[foms] WebM Manifest

Baptiste Coudurier baptiste at hulu.com
Fri Mar 18 16:10:03 PDT 2011


Hi guys,

On 03/17/2011 02:24 PM, Mark Watson wrote:
> 
> On Mar 17, 2011, at 2:10 PM, Steve Lhomme wrote:
> 
>> On Thu, Mar 17, 2011 at 4:59 PM, Mark Watson <watsonm at netflix.com> 
>> wrote:
>>> The problem is that adaptive streaming is more complex than 
>>> simply concatenating a bunch of resources found at URLs 
>>> advertised in a manifest. Firstly, you need reasonably small 
>>> granularity in terms of switch points. 2s is good. 10s is too 
>>> long. Next if you had a separate file for each 2s chunk, then
>>> you have an unmanageably large number of files (it would be ~25 
>>> billion for our content library). The solution in DASH (required 
>>> in the "Basic On Demand" profile) is to store the content as a 
>>> single file for each bitrate. At the start of a file is an index 
>>> giving the time-to-byte-range mapping for the 2s fragments (2s
>>> is an example - the spec doesn't constrain you). This is for 
>>> on-demand, not live, btw. The index is in the file, binary
>>> coded, to keep it compact and thereby keep startup time low. If
>>> it was in the XML Manifest it would be huge. To construct byte
>>> range requests you need to read and parse this index. I'm not
>>> sure Javascript has good tools for efficiently handling &
>>> parsing binary data yet.
>> 
>> Would it be possible in DASH to have no pre-defined fragment 
>> duration ?
> 
> Absolutely. When I say 2s this is just an example. DASH doesn't 
> require a specific duration and doesn't even require that all the 
> fragments in a file have the same duration.
> 
>> If you load the index of all the available streams on startup, you
>>  have your seek points with time. Given it's the same source and 
>> probably the same codec/encoder, there's a very good chance the 
>> keyframes, and thus the switch points are exactly in the same 
>> place.
> 
> It's a good idea to encode the content so that the keyframes are in 
> the same place in each version, but you don't get this unless you 
> explicitly prepare the content this way. Simplest case if you have 
> fixed GoP size (e.g. 60 frames) then you'll have this alignment.

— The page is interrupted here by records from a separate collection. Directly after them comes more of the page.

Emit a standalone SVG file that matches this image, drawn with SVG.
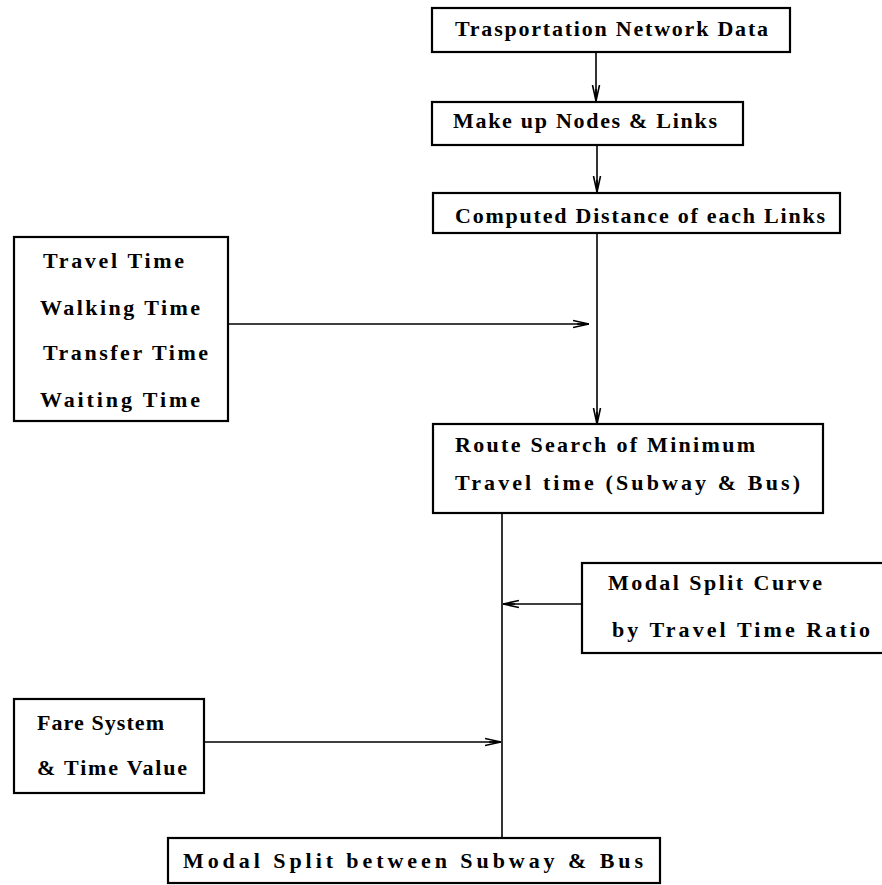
<svg xmlns="http://www.w3.org/2000/svg" width="882" height="885" viewBox="0 0 882 885">
<style>
.box{fill:#fff;stroke:#000;stroke-width:2.2}
.t{font-family:"Liberation Serif","DejaVu Serif",serif;font-weight:bold;font-size:22px;fill:#000}
.c{fill:none;stroke:#000;stroke-width:1.6}
</style>
<defs>
<marker id="ah" viewBox="0 0 16 10" refX="16" refY="5" markerWidth="16" markerHeight="10" markerUnits="userSpaceOnUse" orient="auto">
<path d="M0,1.5 L16,5 L0,8.5 M4,5 L16,5" fill="none" stroke="#000" stroke-width="1.6"/>
</marker>
</defs>
<rect width="882" height="885" fill="#fff"/>
<g id="connectors">
<line class="c" x1="596" y1="52" x2="596" y2="101" marker-end="url(#ah)"/>
<line class="c" x1="597" y1="145" x2="597" y2="192" marker-end="url(#ah)"/>
<line class="c" x1="597" y1="233" x2="597" y2="424" marker-end="url(#ah)"/>
<line class="c" x1="228" y1="324" x2="589" y2="324" marker-end="url(#ah)"/>
<line class="c" x1="502" y1="513" x2="502" y2="838"/>
<line class="c" x1="582" y1="604" x2="503" y2="604" marker-end="url(#ah)"/>
<line class="c" x1="204" y1="742" x2="501" y2="742" marker-end="url(#ah)"/>
</g>
<g id="n1">
<rect class="box" x="432" y="8" width="358" height="44"/>
<text class="t" x="455" y="36" textLength="313" lengthAdjust="spacing">Trasportation Network Data</text>
</g>
<g id="n2">
<rect class="box" x="432" y="102" width="311" height="43"/>
<text class="t" x="453" y="128" textLength="264" lengthAdjust="spacing">Make up Nodes &amp; Links</text>
</g>
<g id="n3">
<rect class="box" x="433" y="193" width="407" height="40"/>
<text class="t" x="455" y="223" textLength="370" lengthAdjust="spacing">Computed Distance of each Links</text>
</g>
<g id="n4">
<rect class="box" x="14" y="237" width="214" height="184"/>
<text class="t" x="43" y="268" textLength="141" lengthAdjust="spacing">Travel Time</text>
<text class="t" x="40" y="315" textLength="160" lengthAdjust="spacing">Walking Time</text>
<text class="t" x="43" y="360" textLength="165" lengthAdjust="spacing">Transfer Time</text>
<text class="t" x="40" y="407" textLength="160" lengthAdjust="spacing">Waiting Time</text>
</g>
<g id="n5">
<rect class="box" x="433" y="424" width="390" height="89"/>
<text class="t" x="455" y="452" textLength="300" lengthAdjust="spacing">Route Search of Minimum</text>
<text class="t" x="455" y="490" textLength="345" lengthAdjust="spacing">Travel time (Subway &amp; Bus)</text>
</g>
<g id="n6">
<rect class="box" x="582" y="563" width="320" height="90"/>
<text class="t" x="608" y="590" textLength="214" lengthAdjust="spacing">Modal Split Curve</text>
<text class="t" x="612" y="637" textLength="258" lengthAdjust="spacing">by Travel Time Ratio</text>
</g>
<g id="n7">
<rect class="box" x="14" y="699" width="190" height="94"/>
<text class="t" x="37" y="730" textLength="127" lengthAdjust="spacing">Fare System</text>
<text class="t" x="37" y="775" textLength="150" lengthAdjust="spacing">&amp; Time Value</text>
</g>
<g id="n8">
<rect class="box" x="168" y="838" width="492" height="45"/>
<text class="t" x="183" y="868" textLength="460" lengthAdjust="spacing">Modal Split between Subway &amp; Bus</text>
</g>
</svg>
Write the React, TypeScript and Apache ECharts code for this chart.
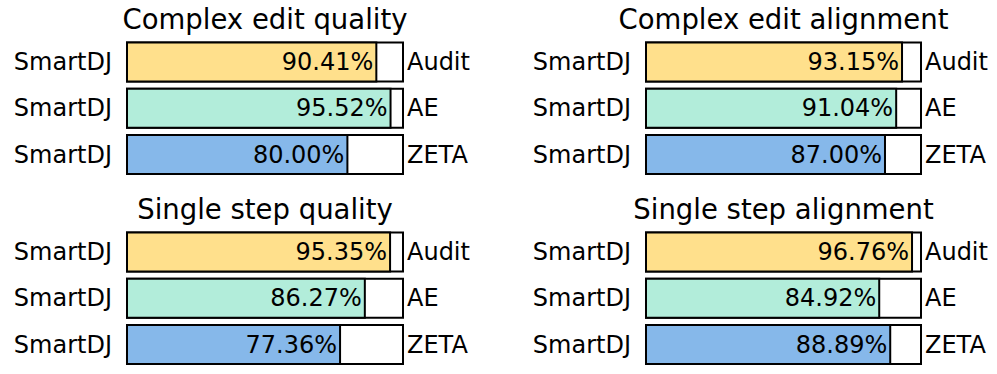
import React, { useEffect, useRef } from "react";
import * as echarts from "echarts";

const panelTitles = [
  "Complex edit quality",
  "Complex edit alignment",
  "Single step quality",
  "Single step alignment",
];
const baselineNames = ["Audit", "AE", "ZETA"];
const systemName = "SmartDJ";
const complexQuality = [90.41, 95.52, 80.0];
const complexAlignment = [93.15, 91.04, 87.0];
const singleQuality = [95.35, 86.27, 77.36];
const singleAlignment = [96.76, 84.92, 88.89];
const fullScale = [100, 100, 100];
const barColors = ["#FFE08C", "#B2EDDA", "#86B8EA"];

const panelValues = [complexQuality, complexAlignment, singleQuality, singleAlignment];

const FONT = '"DejaVu Sans", sans-serif';

export default function App() {
  const ref = useRef<HTMLDivElement>(null);
  useEffect(() => {
    if (!ref.current) return;
    const chart = echarts.init(ref.current, null, { renderer: "svg" });
    const gridPos = [
      { left: 126, top: 39, width: 278, height: 138.6 },
      { left: 645, top: 39, width: 277, height: 138.6 },
      { left: 126, top: 229, width: 278, height: 138.6 },
      { left: 645, top: 229, width: 277, height: 138.6 },
    ];
    const titleY = [18.5, 18.5, 208.5, 208.5];
    const grids: any[] = [];
    const xAxes: any[] = [];
    const yAxes: any[] = [];
    const series: any[] = [];
    const graphics: any[] = [];
    panelValues.forEach((vals, i) => {
      const g = gridPos[i];
      grids.push({ ...g, containLabel: false });
      xAxes.push({ gridIndex: i, type: "value", min: 0, max: 100, show: false });
      const baseY = {
        gridIndex: i,
        type: "category",
        data: baselineNames,
        inverse: true,
        axisLine: { show: false },
        axisTick: { show: false },
        splitLine: { show: false },
      };
      yAxes.push({
        ...baseY,
        position: "left",
        axisLabel: {
          margin: 14,
          color: "#000",
          fontSize: 24,
          fontFamily: FONT,
          formatter: () => systemName,
        },
      });
      yAxes.push({
        ...baseY,
        position: "right",
        axisLabel: { margin: 3, color: "#000", fontSize: 24, fontFamily: FONT },
      });
      series.push({
        type: "bar",
        xAxisIndex: i,
        yAxisIndex: 2 * i,
        data: fullScale,
        barWidth: 41,
        barGap: "-100%",
        itemStyle: { color: "#fff", borderColor: "#000", borderWidth: 2 },
        silent: true,
        z: 1,
      });
      series.push({
        type: "bar",
        xAxisIndex: i,
        yAxisIndex: 2 * i,
        data: vals.map((v, k) => ({ value: v, itemStyle: { color: barColors[k] } })),
        barWidth: 41,
        barGap: "-100%",
        itemStyle: { borderColor: "#000", borderWidth: 2 },
        label: {
          show: true,
          position: "insideRight",
          distance: 4,
          color: "#000",
          fontSize: 24,
          fontFamily: FONT,
          formatter: (p: any) => p.value.toFixed(2) + "%",
        },
        z: 2,
      });
      graphics.push({
        type: "text",
        x: g.left + g.width / 2,
        y: titleY[i],
        style: {
          text: panelTitles[i],
          fill: "#000",
          font: `27.5px ${FONT}`,
          align: "center",
          verticalAlign: "middle",
        },
      });
    });
    chart.setOption({
      animation: false,
      backgroundColor: "#fff",
      grid: grids,
      xAxis: xAxes,
      yAxis: yAxes,
      series,
      graphic: graphics,
    });
    return () => chart.dispose();
  }, []);
  return (
    <div
      ref={ref}
      style={{ position: "absolute", left: 0, top: 0, width: 997, height: 374 }}
    />
  );
}
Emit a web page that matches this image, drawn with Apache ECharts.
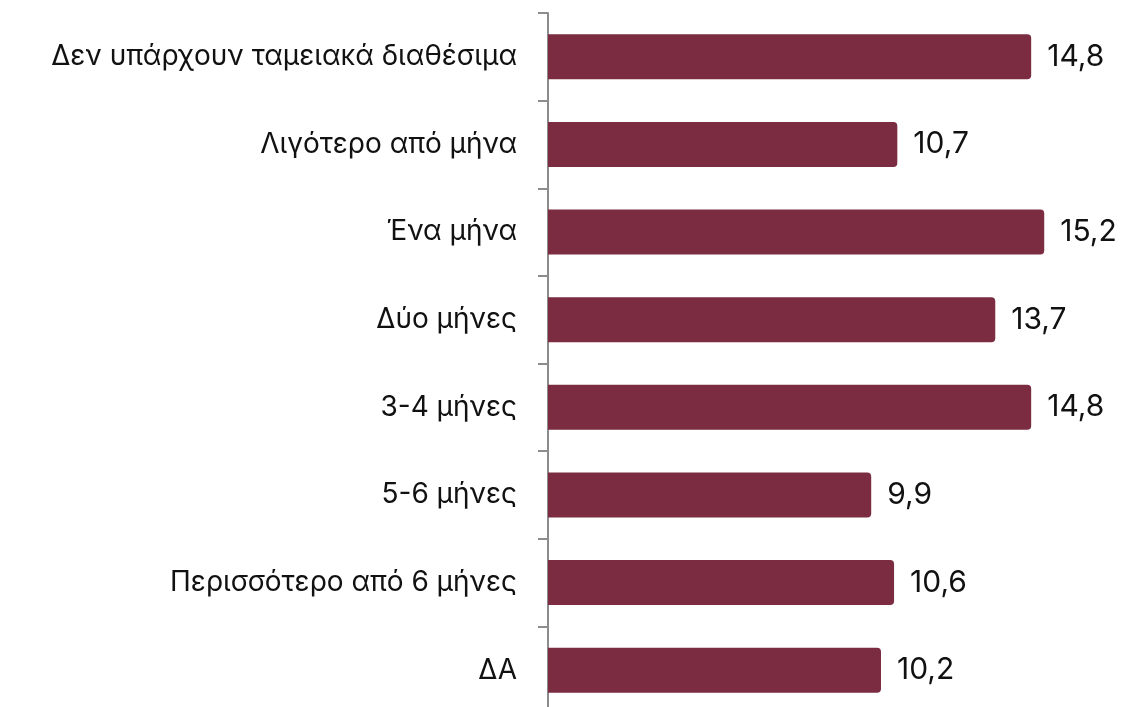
<!DOCTYPE html>
<html>
<head>
<meta charset="utf-8">
<script src="https://cdn.jsdelivr.net/npm/echarts@6/dist/echarts.min.js"></script>
<style>
html, body { margin: 0; padding: 0; background: #fff; overflow: hidden; }
#chart { width: 1124px; height: 720px; }
</style>
</head>
<body>
<div id="chart"></div>
<script>
// κατηγορίες από πάνω προς τα κάτω
var categories = ['Δεν υπάρχουν ταμειακά διαθέσιμα', 'Λιγότερο από μήνα', 'Ένα μήνα', 'Δύο μήνες', '3-4 μήνες', '5-6 μήνες', 'Περισσότερο από 6 μήνες', 'ΔΑ'];
var values = [14.8, 10.7, 15.2, 13.7, 14.8, 9.9, 10.6, 10.2];

var chart = echarts.init(document.getElementById('chart'));
chart.setOption({
    animation: false,
    grid: { left: 548, width: 555, top: 13, height: 701, containLabel: false },
    xAxis: {
        type: 'value',
        min: 0,
        max: 17,
        show: false
    },
    yAxis: {
        type: 'category',
        inverse: true,
        data: categories,
        axisLine: { show: true, lineStyle: { color: '#8c8c8c', width: 2 } },
        axisTick: { show: true, length: 10, lineStyle: { color: '#8c8c8c', width: 2 } },
        axisLabel: {
            margin: 31,
            color: '#111',
            fontSize: 28,
            fontFamily: 'Inter'
        }
    },
    series: [{
        type: 'bar',
        data: values,
        barWidth: '51.3%',
        itemStyle: { color: '#7b2c40', borderRadius: [0, 4, 4, 0] },
        label: {
            show: true,
            position: 'right',
            distance: 16,
            color: '#111',
            fontSize: 30,
            fontFamily: 'Inter',
            formatter: function (p) { return p.value.toFixed(1).replace('.', ','); }
        }
    }]
});
</script>
</body>
</html>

In my experience, you also have to make sure to disable the scene change
detection.

> You can flag a set of streaming as having this kind of alignment in
> a DASH manifest, so clients that require this alignment know if they 
> are going to be able to switch seamlessly.
> 
>> That would avoid forcing the encoder the extra fragmentation 
>> constraint and use the available bandwidth more wisely (better end
>>  user quality).
> 
> Not sure I understand the bit about quality: do you mean that by 
> allowing the encoder to choose key frame positions you get better 
> quality. Yes. But then you do have to take care to ensure the 
> different rate encodes pick the same keyframe positions. Without 
> modification they won't do that. What I've seen in the past is 
> running the highest bitrate encode first, getting a trace of the 
> keyframe positions and then feeding that into the other encodes. You 
> need a modified encoder that supports that.

In my experience, it is always better to let the encoder choose the
keyframe positions, especially at low bitrates (< 400k).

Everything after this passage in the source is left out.